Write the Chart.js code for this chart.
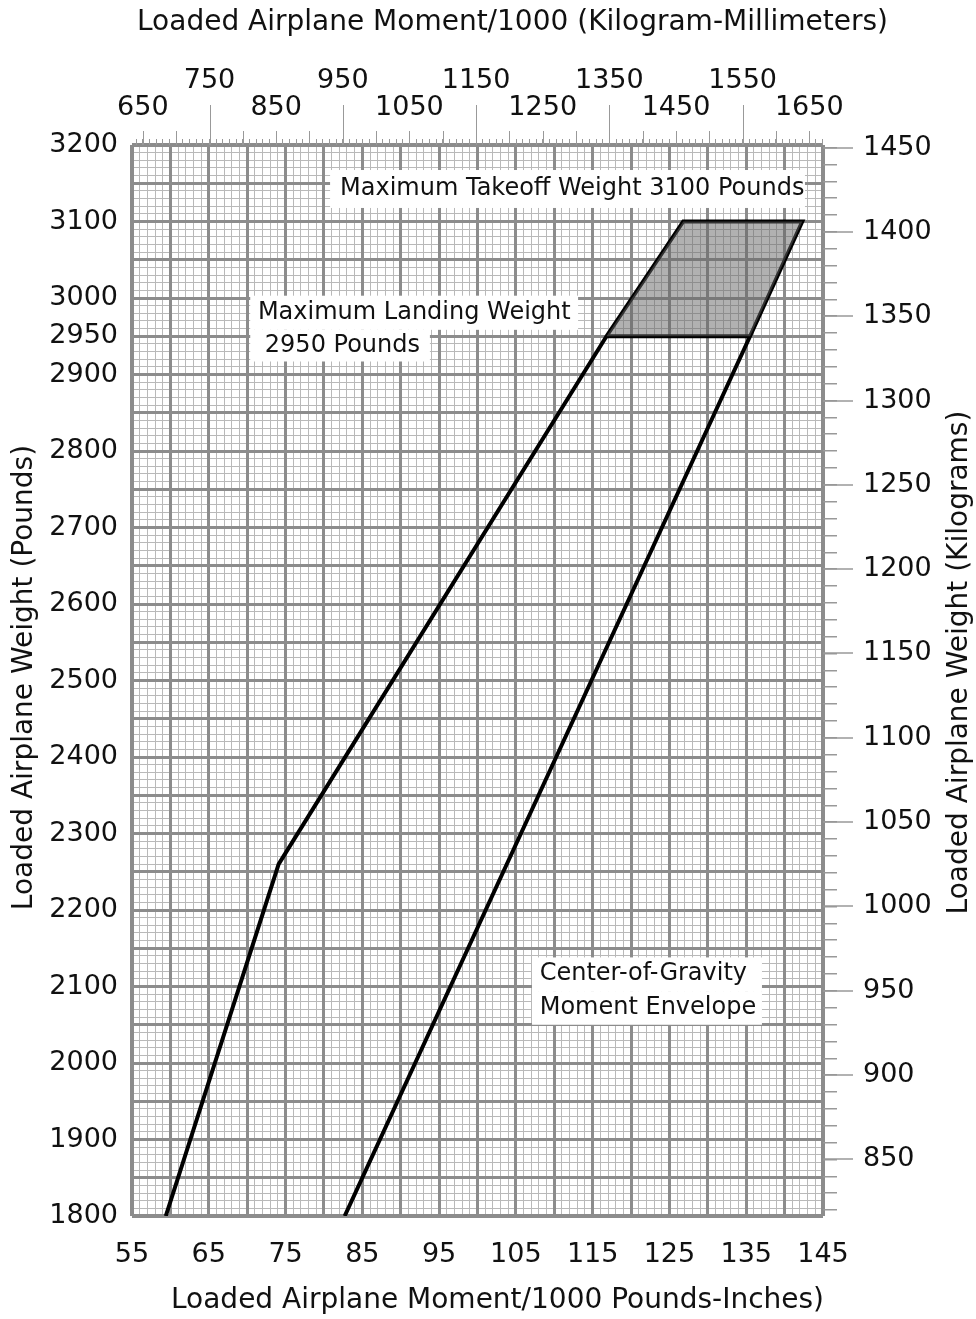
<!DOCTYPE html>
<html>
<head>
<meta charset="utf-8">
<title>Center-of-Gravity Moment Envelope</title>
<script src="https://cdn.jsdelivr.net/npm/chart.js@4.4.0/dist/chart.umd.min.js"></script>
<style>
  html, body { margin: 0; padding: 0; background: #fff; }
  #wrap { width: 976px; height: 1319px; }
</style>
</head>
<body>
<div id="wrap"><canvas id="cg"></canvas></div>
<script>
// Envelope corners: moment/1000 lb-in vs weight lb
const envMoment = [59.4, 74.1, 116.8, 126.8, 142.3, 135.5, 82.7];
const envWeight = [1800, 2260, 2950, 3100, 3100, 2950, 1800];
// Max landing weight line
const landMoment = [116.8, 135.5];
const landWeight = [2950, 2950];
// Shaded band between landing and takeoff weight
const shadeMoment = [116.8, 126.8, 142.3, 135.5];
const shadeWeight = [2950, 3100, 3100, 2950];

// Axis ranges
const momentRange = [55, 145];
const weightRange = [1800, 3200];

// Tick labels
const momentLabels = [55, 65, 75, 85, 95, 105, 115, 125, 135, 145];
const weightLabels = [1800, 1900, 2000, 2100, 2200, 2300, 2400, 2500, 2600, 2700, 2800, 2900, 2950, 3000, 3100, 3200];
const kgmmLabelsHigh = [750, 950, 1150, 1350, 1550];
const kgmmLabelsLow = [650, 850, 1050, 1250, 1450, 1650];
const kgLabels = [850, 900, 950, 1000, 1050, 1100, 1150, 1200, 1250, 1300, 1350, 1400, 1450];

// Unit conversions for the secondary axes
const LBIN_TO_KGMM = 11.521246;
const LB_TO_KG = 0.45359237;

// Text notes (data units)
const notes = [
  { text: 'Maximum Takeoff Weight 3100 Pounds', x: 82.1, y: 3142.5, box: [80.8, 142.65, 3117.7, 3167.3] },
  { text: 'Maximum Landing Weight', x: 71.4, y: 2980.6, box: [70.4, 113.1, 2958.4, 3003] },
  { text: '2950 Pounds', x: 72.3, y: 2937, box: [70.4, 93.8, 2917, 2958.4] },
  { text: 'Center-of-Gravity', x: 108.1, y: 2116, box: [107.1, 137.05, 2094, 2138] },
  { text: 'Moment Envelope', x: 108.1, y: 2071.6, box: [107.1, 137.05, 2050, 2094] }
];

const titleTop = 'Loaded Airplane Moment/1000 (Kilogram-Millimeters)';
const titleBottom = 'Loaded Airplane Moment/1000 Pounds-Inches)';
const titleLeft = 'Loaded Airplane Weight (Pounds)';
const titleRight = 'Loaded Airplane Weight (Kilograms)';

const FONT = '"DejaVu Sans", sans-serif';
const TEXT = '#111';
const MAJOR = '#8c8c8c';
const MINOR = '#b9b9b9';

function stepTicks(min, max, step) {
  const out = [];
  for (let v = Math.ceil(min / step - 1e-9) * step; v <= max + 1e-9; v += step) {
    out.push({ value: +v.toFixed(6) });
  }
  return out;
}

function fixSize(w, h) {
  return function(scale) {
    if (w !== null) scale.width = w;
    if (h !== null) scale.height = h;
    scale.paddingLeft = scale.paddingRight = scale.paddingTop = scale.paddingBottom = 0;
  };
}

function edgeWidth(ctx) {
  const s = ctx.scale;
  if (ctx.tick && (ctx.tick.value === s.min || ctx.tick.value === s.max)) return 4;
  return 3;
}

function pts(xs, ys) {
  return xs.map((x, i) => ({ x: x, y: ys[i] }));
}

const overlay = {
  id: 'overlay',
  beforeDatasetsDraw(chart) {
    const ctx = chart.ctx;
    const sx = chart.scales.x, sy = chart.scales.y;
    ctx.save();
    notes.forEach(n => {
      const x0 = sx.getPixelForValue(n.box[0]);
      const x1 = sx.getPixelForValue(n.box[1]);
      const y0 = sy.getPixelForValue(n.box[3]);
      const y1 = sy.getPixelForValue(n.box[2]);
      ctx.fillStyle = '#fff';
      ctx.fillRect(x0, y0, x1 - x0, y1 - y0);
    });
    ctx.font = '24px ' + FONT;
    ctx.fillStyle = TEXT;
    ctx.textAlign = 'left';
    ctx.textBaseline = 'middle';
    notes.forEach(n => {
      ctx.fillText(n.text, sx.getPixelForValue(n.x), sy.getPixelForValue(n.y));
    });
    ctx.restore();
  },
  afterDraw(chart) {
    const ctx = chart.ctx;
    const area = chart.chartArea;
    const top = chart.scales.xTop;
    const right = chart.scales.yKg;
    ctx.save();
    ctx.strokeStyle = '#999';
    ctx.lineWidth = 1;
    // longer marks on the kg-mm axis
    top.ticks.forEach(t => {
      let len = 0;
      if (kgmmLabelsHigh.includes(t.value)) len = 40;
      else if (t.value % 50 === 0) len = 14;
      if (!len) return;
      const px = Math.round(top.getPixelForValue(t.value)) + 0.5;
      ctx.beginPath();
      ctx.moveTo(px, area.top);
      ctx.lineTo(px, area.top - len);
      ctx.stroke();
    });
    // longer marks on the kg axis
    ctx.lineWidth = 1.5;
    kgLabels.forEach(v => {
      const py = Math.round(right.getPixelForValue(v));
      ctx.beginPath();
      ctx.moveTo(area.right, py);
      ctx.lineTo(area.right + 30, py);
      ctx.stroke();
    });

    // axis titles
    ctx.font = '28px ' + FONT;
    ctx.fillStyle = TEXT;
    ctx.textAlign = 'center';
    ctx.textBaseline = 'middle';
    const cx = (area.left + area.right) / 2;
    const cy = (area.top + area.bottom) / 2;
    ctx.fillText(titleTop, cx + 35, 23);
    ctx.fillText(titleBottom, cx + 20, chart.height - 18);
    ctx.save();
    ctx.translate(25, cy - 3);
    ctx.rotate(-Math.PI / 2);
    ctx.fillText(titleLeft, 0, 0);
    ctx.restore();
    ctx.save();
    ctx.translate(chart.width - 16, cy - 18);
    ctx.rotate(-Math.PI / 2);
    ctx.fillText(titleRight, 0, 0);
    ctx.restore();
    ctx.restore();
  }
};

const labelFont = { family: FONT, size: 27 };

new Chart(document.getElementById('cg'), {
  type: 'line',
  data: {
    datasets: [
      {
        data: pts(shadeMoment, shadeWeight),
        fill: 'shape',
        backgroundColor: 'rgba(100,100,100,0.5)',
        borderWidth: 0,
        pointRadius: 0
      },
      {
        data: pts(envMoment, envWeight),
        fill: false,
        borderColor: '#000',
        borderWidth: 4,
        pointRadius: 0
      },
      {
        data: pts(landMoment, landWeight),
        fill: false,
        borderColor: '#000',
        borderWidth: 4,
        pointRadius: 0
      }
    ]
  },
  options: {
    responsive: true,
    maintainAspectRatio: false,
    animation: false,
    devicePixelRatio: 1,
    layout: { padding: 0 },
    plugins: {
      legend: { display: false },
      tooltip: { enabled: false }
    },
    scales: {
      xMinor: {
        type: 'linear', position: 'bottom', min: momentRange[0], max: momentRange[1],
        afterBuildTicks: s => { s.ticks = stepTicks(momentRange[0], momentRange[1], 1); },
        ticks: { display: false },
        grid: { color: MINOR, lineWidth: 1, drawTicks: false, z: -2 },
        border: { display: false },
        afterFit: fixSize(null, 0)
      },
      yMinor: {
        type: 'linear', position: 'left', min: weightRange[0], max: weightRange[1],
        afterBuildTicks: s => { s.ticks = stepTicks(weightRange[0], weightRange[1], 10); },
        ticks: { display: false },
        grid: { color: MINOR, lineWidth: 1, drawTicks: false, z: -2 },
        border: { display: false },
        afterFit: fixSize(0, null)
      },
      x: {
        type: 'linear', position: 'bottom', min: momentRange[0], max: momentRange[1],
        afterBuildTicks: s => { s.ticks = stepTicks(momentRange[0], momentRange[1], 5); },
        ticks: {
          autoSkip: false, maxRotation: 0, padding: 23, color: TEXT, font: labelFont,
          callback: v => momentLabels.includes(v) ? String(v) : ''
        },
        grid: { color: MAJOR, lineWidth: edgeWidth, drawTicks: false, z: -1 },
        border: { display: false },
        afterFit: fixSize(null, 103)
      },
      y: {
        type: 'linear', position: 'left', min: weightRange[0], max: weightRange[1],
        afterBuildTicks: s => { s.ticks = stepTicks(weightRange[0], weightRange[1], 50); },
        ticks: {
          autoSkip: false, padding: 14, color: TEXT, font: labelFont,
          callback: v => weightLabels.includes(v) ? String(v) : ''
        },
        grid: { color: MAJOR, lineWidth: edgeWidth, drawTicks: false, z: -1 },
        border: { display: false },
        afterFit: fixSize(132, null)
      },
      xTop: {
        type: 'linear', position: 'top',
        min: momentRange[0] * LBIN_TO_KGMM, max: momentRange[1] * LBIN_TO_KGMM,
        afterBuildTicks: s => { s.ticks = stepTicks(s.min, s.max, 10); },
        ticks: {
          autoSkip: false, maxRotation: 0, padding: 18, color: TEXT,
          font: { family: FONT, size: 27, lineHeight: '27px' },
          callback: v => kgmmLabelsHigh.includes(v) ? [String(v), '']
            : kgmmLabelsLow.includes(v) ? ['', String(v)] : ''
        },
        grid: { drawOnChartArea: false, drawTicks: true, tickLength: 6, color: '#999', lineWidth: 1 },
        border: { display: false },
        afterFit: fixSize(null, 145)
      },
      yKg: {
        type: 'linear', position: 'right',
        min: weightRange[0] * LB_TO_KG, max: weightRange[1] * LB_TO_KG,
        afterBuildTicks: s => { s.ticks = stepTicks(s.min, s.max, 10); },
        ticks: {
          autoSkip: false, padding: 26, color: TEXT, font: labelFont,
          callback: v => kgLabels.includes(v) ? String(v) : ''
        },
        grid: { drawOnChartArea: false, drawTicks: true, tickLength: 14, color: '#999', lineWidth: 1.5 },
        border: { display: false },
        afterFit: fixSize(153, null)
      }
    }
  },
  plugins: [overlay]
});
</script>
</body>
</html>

...

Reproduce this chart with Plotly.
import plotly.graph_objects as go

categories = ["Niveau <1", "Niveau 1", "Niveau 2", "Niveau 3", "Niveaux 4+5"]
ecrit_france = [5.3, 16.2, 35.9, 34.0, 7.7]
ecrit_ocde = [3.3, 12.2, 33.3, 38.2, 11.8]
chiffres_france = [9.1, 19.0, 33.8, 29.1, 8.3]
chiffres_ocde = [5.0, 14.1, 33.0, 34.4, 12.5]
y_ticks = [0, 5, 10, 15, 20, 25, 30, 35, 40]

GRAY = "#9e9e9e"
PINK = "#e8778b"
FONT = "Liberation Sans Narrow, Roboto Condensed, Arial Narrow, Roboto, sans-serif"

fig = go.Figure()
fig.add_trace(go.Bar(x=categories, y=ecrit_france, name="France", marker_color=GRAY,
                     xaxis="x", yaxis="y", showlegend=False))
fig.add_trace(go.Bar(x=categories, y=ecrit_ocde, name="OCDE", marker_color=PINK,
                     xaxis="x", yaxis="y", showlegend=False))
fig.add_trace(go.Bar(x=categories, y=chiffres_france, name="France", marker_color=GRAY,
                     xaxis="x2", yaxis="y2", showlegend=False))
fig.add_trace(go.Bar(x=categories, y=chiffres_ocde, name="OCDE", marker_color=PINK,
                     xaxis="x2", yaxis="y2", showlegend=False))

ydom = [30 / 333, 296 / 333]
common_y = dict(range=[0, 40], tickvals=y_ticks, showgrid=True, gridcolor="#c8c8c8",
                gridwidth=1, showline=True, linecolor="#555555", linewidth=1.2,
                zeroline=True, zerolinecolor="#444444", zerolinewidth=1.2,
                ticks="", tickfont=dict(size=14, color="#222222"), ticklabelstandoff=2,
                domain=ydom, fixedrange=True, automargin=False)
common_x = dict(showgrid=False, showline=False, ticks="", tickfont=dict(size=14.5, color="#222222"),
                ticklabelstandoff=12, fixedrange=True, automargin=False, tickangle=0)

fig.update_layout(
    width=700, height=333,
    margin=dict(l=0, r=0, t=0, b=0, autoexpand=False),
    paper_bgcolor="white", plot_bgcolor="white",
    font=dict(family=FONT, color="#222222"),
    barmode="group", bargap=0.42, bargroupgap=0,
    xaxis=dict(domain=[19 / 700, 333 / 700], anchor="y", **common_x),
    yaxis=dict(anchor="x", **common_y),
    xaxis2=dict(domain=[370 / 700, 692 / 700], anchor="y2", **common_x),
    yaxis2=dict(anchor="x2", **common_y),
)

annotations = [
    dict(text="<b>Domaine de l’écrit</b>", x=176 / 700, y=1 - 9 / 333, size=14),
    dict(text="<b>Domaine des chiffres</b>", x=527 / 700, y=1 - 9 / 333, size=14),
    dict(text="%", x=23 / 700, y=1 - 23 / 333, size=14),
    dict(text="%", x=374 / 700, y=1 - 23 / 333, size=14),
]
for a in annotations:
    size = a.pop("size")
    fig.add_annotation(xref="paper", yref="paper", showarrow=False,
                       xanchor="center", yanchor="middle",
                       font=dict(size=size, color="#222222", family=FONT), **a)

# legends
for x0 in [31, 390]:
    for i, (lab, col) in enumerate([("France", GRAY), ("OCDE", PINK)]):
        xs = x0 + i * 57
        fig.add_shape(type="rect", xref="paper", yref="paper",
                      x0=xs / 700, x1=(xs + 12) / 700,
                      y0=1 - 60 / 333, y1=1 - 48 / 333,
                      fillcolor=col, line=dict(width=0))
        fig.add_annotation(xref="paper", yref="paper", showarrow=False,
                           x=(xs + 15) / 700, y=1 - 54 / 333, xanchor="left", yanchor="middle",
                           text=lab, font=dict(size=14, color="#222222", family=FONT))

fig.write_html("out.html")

**Task directions**
Using the data above, say how many lines include "this". No other reply is needed.

**Exercise solution**
2